Covert Vehicle Misguidance and Its Detection: A Hypothesis Testing Game over Continuous-Time Dynamics
Takashi Tanaka, Kenji Sawada, Yohei Watanabe, Mitsugu Iwamoto
TL;DR
This work models covert vehicle misguidance as a continuous-time stochastic zero-sum game between an attacker inserting a constant drift and a detector performing a likelihood-ratio test on the trajectory. Using Girsanov’s theorem and the generalized Neyman–Pearson lemma, it establishes a unique saddle point: a constant bias attack $\theta^*(t)=\bar{\theta}$ and a detector $\phi^*(x)$ that depends only on the terminal state, with an explicit expression for the minimal misdetection probability. The paper derives the first- and second-order exponents of the Type II error as horizon $T$ grows, linking the first-order rate to a relative-entropy term and providing finite-horizon refinements.
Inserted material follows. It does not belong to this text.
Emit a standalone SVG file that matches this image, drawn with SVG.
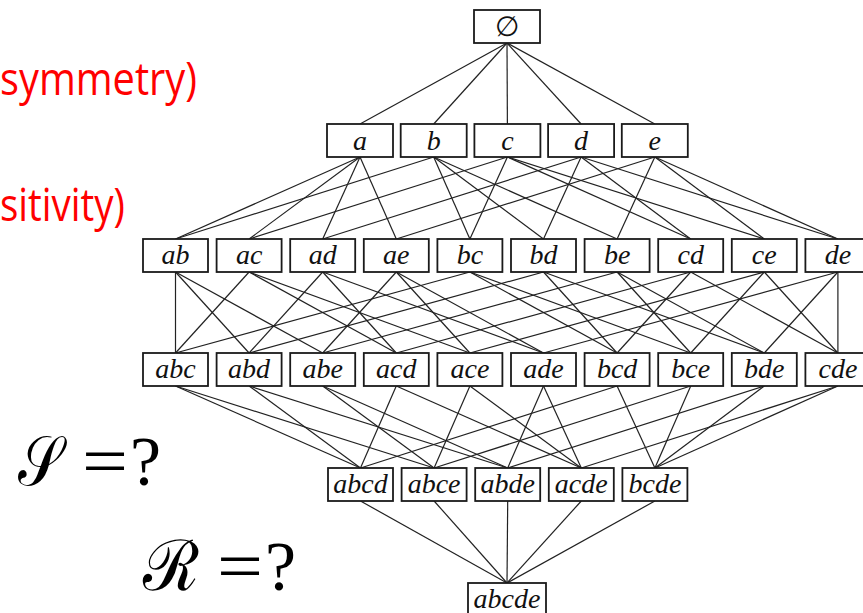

It also shows that allowing adversarial feedback disrupts the saddle point and discusses extensions to higher-dimensional/nonlinear settings and non-asymptotic analysis, highlighting implications for robust attack detection in continuous-time systems.
Abstract
We formulate a stochastic zero-sum game over continuous-time dynamics to analyze the competition between the attacker, who tries to covertly misguide the vehicle to an unsafe region, versus the detector, who tries to detect the attack signal based on the observed trajectory of the vehicle. Based on Girsanov's theorem and the generalized Neyman-Pearson lemma, we show that a constant bias injection attack as the attacker's strategy and a likelihood ratio test as the detector's strategy constitute the unique saddle point of the game. We also derive the first-order and the second-order exponents of the type II error as a function of the data length.